-- begin INPUT DATA --

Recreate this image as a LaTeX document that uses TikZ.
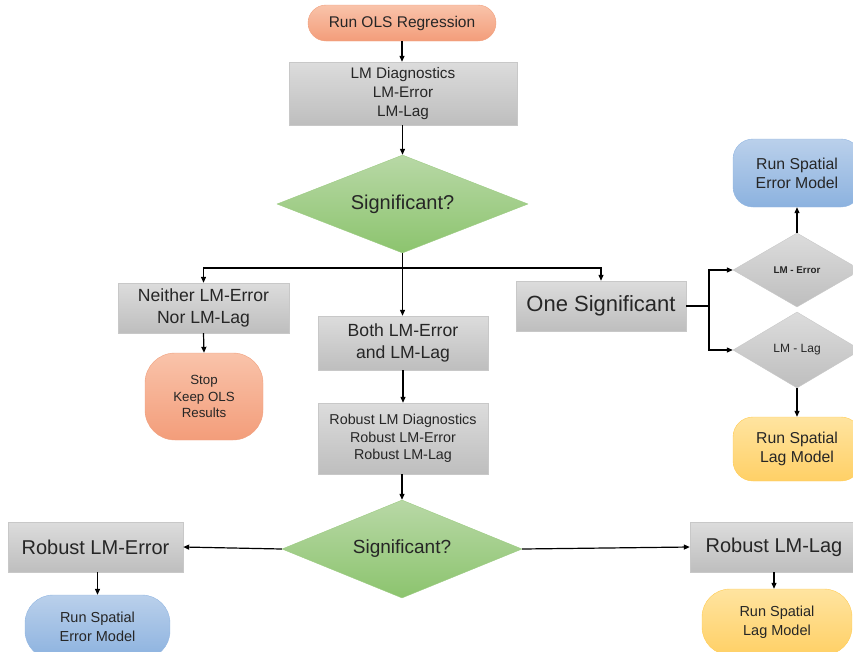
\documentclass[tikz,border=0pt]{standalone}
\usepackage{fontspec}
\setmainfont{Liberation Sans}
\usetikzlibrary{shapes.geometric,arrows.meta}
\definecolor{txt}{HTML}{262626}
\definecolor{graytop}{HTML}{DCDCDC}
\definecolor{graybot}{HTML}{BEBEBE}
\definecolor{grayedge}{HTML}{C8C8C8}
\definecolor{saltop}{HTML}{F9C3AA}
\definecolor{salbot}{HTML}{F39D7A}
\definecolor{saledge}{HTML}{F0A07E}
\definecolor{greentop}{HTML}{B8D8A6}
\definecolor{greenbot}{HTML}{8CC46E}
\definecolor{greenedge}{HTML}{9CCB82}
\definecolor{bluetop}{HTML}{BAD0EB}
\definecolor{bluebot}{HTML}{8CB2DF}
\definecolor{blueedge}{HTML}{93B7E2}
\definecolor{yeltop}{HTML}{FFE4A0}
\definecolor{yelbot}{HTML}{FFD066}
\definecolor{yeledge}{HTML}{FFCC55}
\tikzset{
  base/.style={inner sep=0pt, align=center, text=txt},
  graybox/.style={base, rectangle, draw=grayedge, top color=graytop, bottom color=graybot},
  salmon/.style={base, rectangle, draw=saledge, top color=saltop, bottom color=salbot},
  bluebox/.style={base, rectangle, draw=blueedge, top color=bluetop, bottom color=bluebot},
  yelbox/.style={base, rectangle, draw=yeledge, top color=yeltop, bottom color=yelbot},
  greendia/.style={base, diamond, shape aspect=3, draw=greenedge, top color=greentop, bottom color=greenbot},
  graydia/.style={base, diamond, shape aspect=3, draw=grayedge, top color=graytop, bottom color=graybot},
  conn/.style={draw=black, line width=1.2pt, -{Triangle[length=6pt,width=5pt]}},
  plain/.style={draw=black, line width=1.2pt},
}
\begin{document}
\begin{tikzpicture}[x=1pt,y=-1pt]
\useasboundingbox (0,0) rectangle (853,651);
\clip (0,0) rectangle (853,651);

\node[salmon, rounded corners=18pt, minimum width=188pt, minimum height=36pt,
  font=\fontsize{15.5}{18}\selectfont] (ols) at (402,23) {Run OLS Regression};
\node[graybox, minimum width=228pt, minimum height=63pt,
  font=\fontsize{15.3}{19}\selectfont] (diag) at (403,93.5) {LM Diagnostics\\LM-Error\\LM-Lag};
\node[greendia, minimum width=251pt, minimum height=98pt,
  font=\fontsize{20}{24}\selectfont] (sig1) at (402.5,204) {Significant?};

\node[graybox, minimum width=171pt, minimum height=50pt,
  font=\fontsize{17.6}{22}\selectfont] (neither) at (203.5,308) {Neither LM-Error\\Nor LM-Lag};
\node[salmon, rounded corners=30pt, minimum width=118pt, minimum height=87pt,
  font=\fontsize{13.3}{16.5}\selectfont] (stop) at (204,396.5) {Stop\\Keep OLS\\Results};

\node[graybox, minimum width=170pt, minimum height=54pt,
  font=\fontsize{17.6}{22}\selectfont] (both) at (403,343) {Both LM-Error\\and LM-Lag};
\node[graybox, minimum width=170pt, minimum height=71pt,
  font=\fontsize{14.3}{17.5}\selectfont] (robust) at (403,438.5) {Robust LM Diagnostics\\Robust LM-Error\\Robust LM-Lag};
\node[greendia, minimum width=240pt, minimum height=98pt,
  font=\fontsize{19}{22}\selectfont] (sig2) at (402,549) {Significant?};

\node[graybox, minimum width=175pt, minimum height=50pt,
  font=\fontsize{20}{24}\selectfont] (rerr) at (95.5,547) {Robust LM-Error};
\node[bluebox, rounded corners=28pt, minimum width=145pt, minimum height=64pt,
  font=\fontsize{14.5}{18.5}\selectfont] (rse) at (97.5,627) {Run Spatial\\Error Model};

\node[graybox, minimum width=168pt, minimum height=50pt,
  font=\fontsize{20}{24}\selectfont] (rlag) at (774,547) {Robust LM-Lag};
\node[yelbox, rounded corners=28pt, minimum width=150pt, minimum height=66pt,
  font=\fontsize{14.5}{19}\selectfont] (rsl) at (777,622) {Run Spatial\\Lag Model};

\node[graybox, minimum width=170pt, minimum height=50pt,
  font=\fontsize{22}{26}\selectfont] (one) at (601,306) {One Significant};
\node[graydia, minimum width=128pt, minimum height=74pt,
  font=\fontsize{9.8}{12}\selectfont\bfseries] (derr) at (797,270) {LM - Error};
\node[graydia, minimum width=128pt, minimum height=76pt,
  font=\fontsize{12}{14}\selectfont] (dlag) at (797,350) {LM - Lag};
\node[bluebox, rounded corners=20pt, minimum width=128pt, minimum height=68pt,
  font=\fontsize{15.8}{19}\selectfont] (setop) at (797,173) {Run Spatial\\Error Model};
\node[yelbox, rounded corners=20pt, minimum width=128pt, minimum height=64pt,
  font=\fontsize{15.8}{19}\selectfont] (slright) at (797,449) {Run Spatial\\Lag Model};

\coordinate (split) at (402.5,268);
\coordinate (fork) at (709,306);

\draw[conn] (ols.south) -- (diag.north -| ols.south);
\draw[conn] (diag.south -| sig1.north) -- (sig1.north);
\draw[plain] (sig1.south) -- (split);
\draw[conn] (split) -| (neither.north);
\draw[conn] (split) -| (one.north);
\draw[conn] (split) -- (both.north -| split);
\draw[conn] (neither.south) -- (stop.north);
\draw[conn] (both.south) -- (robust.north);
\draw[conn] (robust.south -| sig2.north) -- (sig2.north);
\draw[conn] (sig2.west) -- (rerr.east);
\draw[conn] (sig2.east) -- (rlag.west);
\draw[conn] (rse.north |- rerr.south) -- (rse.north);
\draw[conn] (rlag.south) -- (rlag.south |- rsl.north);
\draw[plain] (one.east) -- (fork);
\draw[conn] (fork) |- (derr.west);
\draw[conn] (fork) |- (dlag.west);
\draw[conn] (derr.north) -- (setop.south);
\draw[conn] (dlag.south) -- (slright.north);
\end{tikzpicture}
\end{document}
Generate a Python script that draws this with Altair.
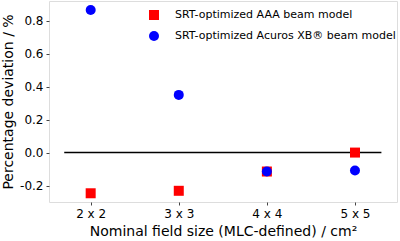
import altair as alt
import pandas as pd

field_sizes = [2, 3, 4, 5]
aaa_values = [-0.247, -0.232, -0.115, 0.0]
acuros_values = [0.865, 0.35, -0.115, -0.109]
series_names = ["SRT-optimized AAA beam model", "SRT-optimized Acuros XB® beam model"]

rows = []
for x, v in zip(field_sizes, aaa_values):
    rows.append({"size": x, "dev": v, "model": series_names[0]})
for x, v in zip(field_sizes, acuros_values):
    rows.append({"size": x, "dev": v, "model": series_names[1]})
df = pd.DataFrame(rows)

zero_df = pd.DataFrame({"x1": [1.7], "x2": [5.3], "y": [0.0]})

font = "DejaVu Sans"
xscale = alt.Scale(domain=[1.527, 5.477], nice=False, zero=False)
yscale = alt.Scale(domain=[-0.30, 0.92], nice=False, zero=False)

xaxis = alt.Axis(values=field_sizes, labelExpr="datum.value + ' x ' + datum.value",
                 title="Nominal field size (MLC-defined) / cm²", grid=False, domain=False,
                 tickSize=3, tickColor="#444", labelFontSize=12, labelPadding=3,
                 titleFontSize=14, titleFontWeight="normal", titlePadding=5,
                 labelColor="black", titleColor="black")
yaxis = alt.Axis(values=[-0.2, 0.0, 0.2, 0.4, 0.6, 0.8],
                 labelExpr="(datum.value < 0 ? '-' : '') + format(abs(datum.value), '.1f')",
                 title="Percentage deviation / %", grid=False, domain=False,
                 tickSize=3, tickColor="#444", labelFontSize=12, labelPadding=3,
                 titleFontSize=14, titleFontWeight="normal", titlePadding=4,
                 labelColor="black", titleColor="black")

zero_line = alt.Chart(zero_df).mark_rule(color="black", strokeWidth=1.5).encode(
    x=alt.X("x1:Q", scale=xscale, axis=xaxis),
    x2="x2:Q",
    y=alt.Y("y:Q", scale=yscale, axis=yaxis),
)

legend = alt.Legend(title=None, orient="none", legendX=99, legendY=8,
                    labelFontSize=11, labelFont=font, symbolSize=100, labelLimit=400,
                    rowPadding=10, labelOffset=15, labelColor="black")

points = alt.Chart(df).mark_point(filled=True, opacity=1, size=100).encode(
    x=alt.X("size:Q", scale=xscale, axis=xaxis),
    y=alt.Y("dev:Q", scale=yscale, axis=yaxis),
    color=alt.Color("model:N", scale=alt.Scale(domain=series_names, range=["#ff0000", "#0000ff"]),
                    legend=legend),
    shape=alt.Shape("model:N", scale=alt.Scale(domain=series_names, range=["square", "circle"]),
                    legend=legend),
    order=alt.Order("model:N"),
)

chart = alt.layer(zero_line, points).properties(
    width=348, height=201,
    autosize=alt.AutoSizeParams(type="none"),
    padding={"left": 49, "top": 1, "right": 3, "bottom": 38},
).configure_view(stroke="#555", strokeWidth=1).configure(
    font=font, background="white"
)

chart.save("out.html", embed_options={"renderer": "svg", "actions": False})
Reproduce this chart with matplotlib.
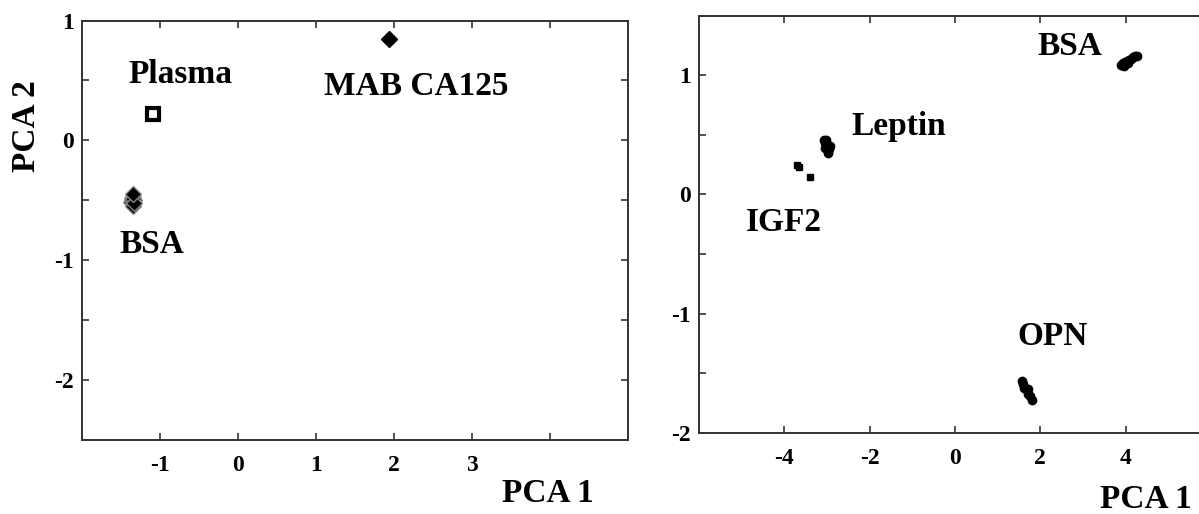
import numpy as np
import matplotlib.pyplot as plt

plt.rcParams['font.family'] = ['Liberation Serif', 'DejaVu Serif']
plt.rcParams['font.weight'] = 'bold'
plt.rcParams['axes.unicode_minus'] = False

# left panel: plasma / MAB CA125 / BSA
mab_x = [1.93]
mab_y = [0.85]
plasma_x = [-1.09]
plasma_y = [0.22]
bsa_l_x = [-1.37, -1.36, -1.34, -1.33, -1.35, -1.34, -1.36, -1.34, -1.33, -1.35]
bsa_l_y = [-0.51, -0.48, -0.47, -0.50, -0.53, -0.55, -0.50, -0.49, -0.52, -0.45]

# right panel: BSA / Leptin / IGF2 / OPN
bsa_r_x = [3.88, 3.93, 3.98, 4.03, 4.08, 4.13, 4.18, 4.23, 4.27, 3.95, 4.05]
bsa_r_y = [1.09, 1.10, 1.11, 1.12, 1.13, 1.14, 1.15, 1.16, 1.16, 1.08, 1.10]
lep_x = [-3.08, -3.04, -3.00, -2.96, -2.93, -3.02, -2.98, -3.05]
lep_y = [0.46, 0.43, 0.40, 0.38, 0.41, 0.46, 0.35, 0.39]
igf_x = [-3.70, -3.66, -3.40]
igf_y = [0.25, 0.23, 0.145]
opn_x = [1.56, 1.60, 1.64, 1.68, 1.72, 1.76, 1.80, 1.62, 1.70]
opn_y = [-1.56, -1.59, -1.62, -1.64, -1.67, -1.69, -1.72, -1.62, -1.63]

fig = plt.figure(figsize=(11.99, 5.14), dpi=100)
ax1 = fig.add_axes([0.0684, 0.144, 0.4554, 0.816])
ax2 = fig.add_axes([0.583, 0.1576, 0.427, 0.812])

for ax in (ax1, ax2):
    for sp in ax.spines.values():
        sp.set_color('#333333')
        sp.set_linewidth(1.4)
    ax.tick_params(direction='in', length=5, width=1.2, color='#333333',
                   top=True, right=True, labelsize=17)
    ax.tick_params(axis='x', pad=11)
    ax.tick_params(axis='y', pad=6)

# left
ax1.plot(mab_x, mab_y, 'D', color='black', ms=8)
ax1.plot(plasma_x, plasma_y, 's', mfc='white', mec='black', mew=3, ms=9)
ax1.plot(bsa_l_x, bsa_l_y, 'D', mfc='black', mec='#888888', mew=1, ms=8)
ax1.set_xlim(-2, 5)
ax1.set_ylim(-2.5, 1.0)
ax1.set_xticks([-1, 0, 1, 2, 3, 4])
ax1.set_xticklabels(['-1', '0', '1', '2', '3', ''])
ax1.set_yticks(np.arange(-2.5, 1.01, 0.5))
ax1.set_yticklabels(['', '-2', '', '-1', '', '0', '', '1'])
ax1.text(-1.41, 0.48, 'Plasma', fontsize=24)
ax1.text(1.10, 0.378, 'MAB CA125', fontsize=24)
ax1.text(-1.52, -0.94, 'BSA', fontsize=24)

# right
ax2.plot(bsa_r_x, bsa_r_y, 'o', color='black', ms=6)
ax2.plot(lep_x, lep_y, 'o', color='black', ms=6)
ax2.plot(igf_x, igf_y, 's', color='black', ms=5)
ax2.plot(opn_x, opn_y, 'o', color='black', ms=6)
ax2.set_xlim(-6, 6)
ax2.set_ylim(-2, 1.5)
ax2.set_xticks([-4, -2, 0, 2, 4])
ax2.set_yticks(np.arange(-2, 1.51, 0.5))
ax2.set_yticklabels(['-2', '', '-1', '', '0', '', '1', ''])
ax2.text(1.94, 1.17, 'BSA', fontsize=24)
ax2.text(-2.44, 0.50, 'Leptin', fontsize=24)
ax2.text(-4.91, -0.31, 'IGF2', fontsize=24)
ax2.text(1.47, -1.26, 'OPN', fontsize=24)

fig.text(0.4187, 0.0233, 'PCA 1', fontsize=24)
fig.text(0.9174, 0.0117, 'PCA 1', fontsize=24)
fig.text(0.0217, 0.755, 'PCA 2', fontsize=24, rotation=90, ha='center', va='center')

fig.savefig('out.png', dpi=100)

-- end INPUT DATA --

DIRECTIVE> Copy out the listing above from the line containing "Generate a Python" to the line containing "yscale = alt.Scale(domain=[-0.30, 0.92], nice=False, zero=False)", both included, exactly as written and minus the images.

RESULT FOR THIS TASK>
Generate a Python script that draws this with Altair.
import altair as alt
import pandas as pd

field_sizes = [2, 3, 4, 5]
aaa_values = [-0.247, -0.232, -0.115, 0.0]
acuros_values = [0.865, 0.35, -0.115, -0.109]
series_names = ["SRT-optimized AAA beam model", "SRT-optimized Acuros XB® beam model"]

rows = []
for x, v in zip(field_sizes, aaa_values):
    rows.append({"size": x, "dev": v, "model": series_names[0]})
for x, v in zip(field_sizes, acuros_values):
    rows.append({"size": x, "dev": v, "model": series_names[1]})
df = pd.DataFrame(rows)

zero_df = pd.DataFrame({"x1": [1.7], "x2": [5.3], "y": [0.0]})

font = "DejaVu Sans"
xscale = alt.Scale(domain=[1.527, 5.477], nice=False, zero=False)
yscale = alt.Scale(domain=[-0.30, 0.92], nice=False, zero=False)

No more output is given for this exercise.